== Aim of the exercise ==
Restate the full listing word for word and leave the pictures out.

╭─ Data excerpt

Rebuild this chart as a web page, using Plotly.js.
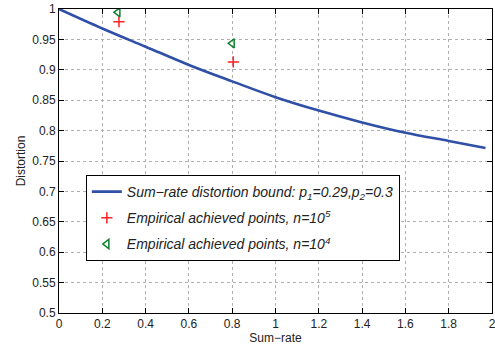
<!DOCTYPE html>
<html>
<head>
<meta charset="utf-8">
<script src="https://cdn.plot.ly/plotly-3.0.1.min.js"></script>
<style>html,body{margin:0;padding:0;background:#fff;}#chart{width:495px;height:347px;}</style>
</head>
<body>
<div id="chart"></div>
<script>
// Bound curve
const boundRate = [0, 0.2, 0.4, 0.6, 0.8, 1.0, 1.2, 1.4, 1.6, 1.8, 1.97];
const boundDist = [1, 0.968, 0.938, 0.908, 0.881, 0.855, 0.833, 0.8135, 0.7965, 0.783, 0.7715];
// Empirical points n=10^5
const emp5Rate = [0.277, 0.805];
const emp5Dist = [0.979, 0.913];
// Empirical points n=10^4
const emp4Rate = [0.272, 0.80];
const emp4Dist = [0.9945, 0.9435];

const xTicks = [0, 0.2, 0.4, 0.6, 0.8, 1, 1.2, 1.4, 1.6, 1.8, 2];
const yTicks = [0.5, 0.55, 0.6, 0.65, 0.7, 0.75, 0.8, 0.85, 0.9, 0.95, 1];

const traces = [
  {x: boundRate, y: boundDist, mode: 'lines', type: 'scatter', legendgroup: 'a',
   line: {color: '#3050a8', width: 2.6, shape: 'spline', smoothing: 1},
   name: 'Sum\u2212rate distortion bound: p<sub>1</sub>=0.29,p<sub>2</sub>=0.3'},
  {x: emp5Rate, y: emp5Dist, mode: 'markers', type: 'scatter', legendgroup: 'b',
   marker: {symbol: 'cross-thin-open', size: 8, color: '#ff2020', line: {color: '#ff2020', width: 1.5}},
   name: 'Empirical achieved points, n=10<sup>5</sup>'},
  {x: emp4Rate, y: emp4Dist, mode: 'markers', type: 'scatter', legendgroup: 'c',
   marker: {symbol: 'triangle-left-open', size: 8, color: '#108030', line: {color: '#108030', width: 1.5}},
   name: 'Empirical achieved points, n=10<sup>4</sup>'}
];

const axisCommon = {
  showline: true, linecolor: '#000', linewidth: 1, mirror: 'ticks',
  ticks: 'inside', ticklen: 5, tickcolor: '#000',
  showgrid: true, gridcolor: '#b0b0b0', griddash: 'dot', gridwidth: 1,
  zeroline: false, ticklabeloverflow: 'allow',
  tickfont: {family: 'Liberation Sans, Arial, sans-serif', size: 12, color: '#222'}
};

const layout = {
  width: 495, height: 347,
  margin: {l: 59, r: 3, t: 9, b: 34},
  paper_bgcolor: '#fff', plot_bgcolor: '#fff',
  showlegend: true,
  xaxis: Object.assign({}, axisCommon, {
    range: [0, 2], tickvals: xTicks, ticktext: xTicks.map(String),
    title: {text: 'Sum\u2212rate', standoff: 2, font: {family: 'Liberation Sans, Arial, sans-serif', size: 12, color: '#222'}}
  }),
  yaxis: Object.assign({}, axisCommon, {
    range: [0.5, 1], tickvals: yTicks, ticktext: yTicks.map(String),
    title: {text: 'Distortion', standoff: 4, font: {family: 'Liberation Sans, Arial, sans-serif', size: 12, color: '#222'}}
  }),
  legend: {
    x: 0.062, y: 0.454, xanchor: 'left', yanchor: 'top',
    bgcolor: '#fff', bordercolor: '#000', borderwidth: 1,
    font: {family: 'Liberation Sans, Arial, sans-serif', size: 14, color: '#222', style: 'italic'},
    itemwidth: 30, traceorder: 'grouped', tracegroupgap: 5
  }
};

Plotly.newPlot('chart', traces, layout, {displayModeBar: false, staticPlot: true});
</script>
</body>
</html>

╰─

== Written answer ==
Rebuild this chart as a web page, using Plotly.js.
<!DOCTYPE html>
<html>
<head>
<meta charset="utf-8">
<script src="https://cdn.plot.ly/plotly-3.0.1.min.js"></script>
<style>html,body{margin:0;padding:0;background:#fff;}#chart{width:495px;height:347px;}</style>
</head>
<body>
<div id="chart"></div>
<script>
// Bound curve
const boundRate = [0, 0.2, 0.4, 0.6, 0.8, 1.0, 1.2, 1.4, 1.6, 1.8, 1.97];
const boundDist = [1, 0.968, 0.938, 0.908, 0.881, 0.855, 0.833, 0.8135, 0.7965, 0.783, 0.7715];
// Empirical points n=10^5
const emp5Rate = [0.277, 0.805];
const emp5Dist = [0.979, 0.913];
// Empirical points n=10^4
const emp4Rate = [0.272, 0.80];
const emp4Dist = [0.9945, 0.9435];

const xTicks = [0, 0.2, 0.4, 0.6, 0.8, 1, 1.2, 1.4, 1.6, 1.8, 2];
const yTicks = [0.5, 0.55, 0.6, 0.65, 0.7, 0.75, 0.8, 0.85, 0.9, 0.95, 1];

const traces = [
  {x: boundRate, y: boundDist, mode: 'lines', type: 'scatter', legendgroup: 'a',
   line: {color: '#3050a8', width: 2.6, shape: 'spline', smoothing: 1},
   name: 'Sum\u2212rate distortion bound: p<sub>1</sub>=0.29,p<sub>2</sub>=0.3'},
  {x: emp5Rate, y: emp5Dist, mode: 'markers', type: 'scatter', legendgroup: 'b',
   marker: {symbol: 'cross-thin-open', size: 8, color: '#ff2020', line: {color: '#ff2020', width: 1.5}},
   name: 'Empirical achieved points, n=10<sup>5</sup>'},
  {x: emp4Rate, y: emp4Dist, mode: 'markers', type: 'scatter', legendgroup: 'c',
   marker: {symbol: 'triangle-left-open', size: 8, color: '#108030', line: {color: '#108030', width: 1.5}},
   name: 'Empirical achieved points, n=10<sup>4</sup>'}
];

const axisCommon = {
  showline: true, linecolor: '#000', linewidth: 1, mirror: 'ticks',
  ticks: 'inside', ticklen: 5, tickcolor: '#000',
  showgrid: true, gridcolor: '#b0b0b0', griddash: 'dot', gridwidth: 1,
  zeroline: false, ticklabeloverflow: 'allow',
  tickfont: {family: 'Liberation Sans, Arial, sans-serif', size: 12, color: '#222'}
};

const layout = {
  width: 495, height: 347,
  margin: {l: 59, r: 3, t: 9, b: 34},
  paper_bgcolor: '#fff', plot_bgcolor: '#fff',
  showlegend: true,
  xaxis: Object.assign({}, axisCommon, {
    range: [0, 2], tickvals: xTicks, ticktext: xTicks.map(String),
    title: {text: 'Sum\u2212rate', standoff: 2, font: {family: 'Liberation Sans, Arial, sans-serif', size: 12, color: '#222'}}
  }),
  yaxis: Object.assign({}, axisCommon, {
    range: [0.5, 1], tickvals: yTicks, ticktext: yTicks.map(String),
    title: {text: 'Distortion', standoff: 4, font: {family: 'Liberation Sans, Arial, sans-serif', size: 12, color: '#222'}}
  }),
  legend: {
    x: 0.062, y: 0.454, xanchor: 'left', yanchor: 'top',
    bgcolor: '#fff', bordercolor: '#000', borderwidth: 1,
    font: {family: 'Liberation Sans, Arial, sans-serif', size: 14, color: '#222', style: 'italic'},
    itemwidth: 30, traceorder: 'grouped', tracegroupgap: 5
  }
};

Plotly.newPlot('chart', traces, layout, {displayModeBar: false, staticPlot: true});
</script>
</body>
</html>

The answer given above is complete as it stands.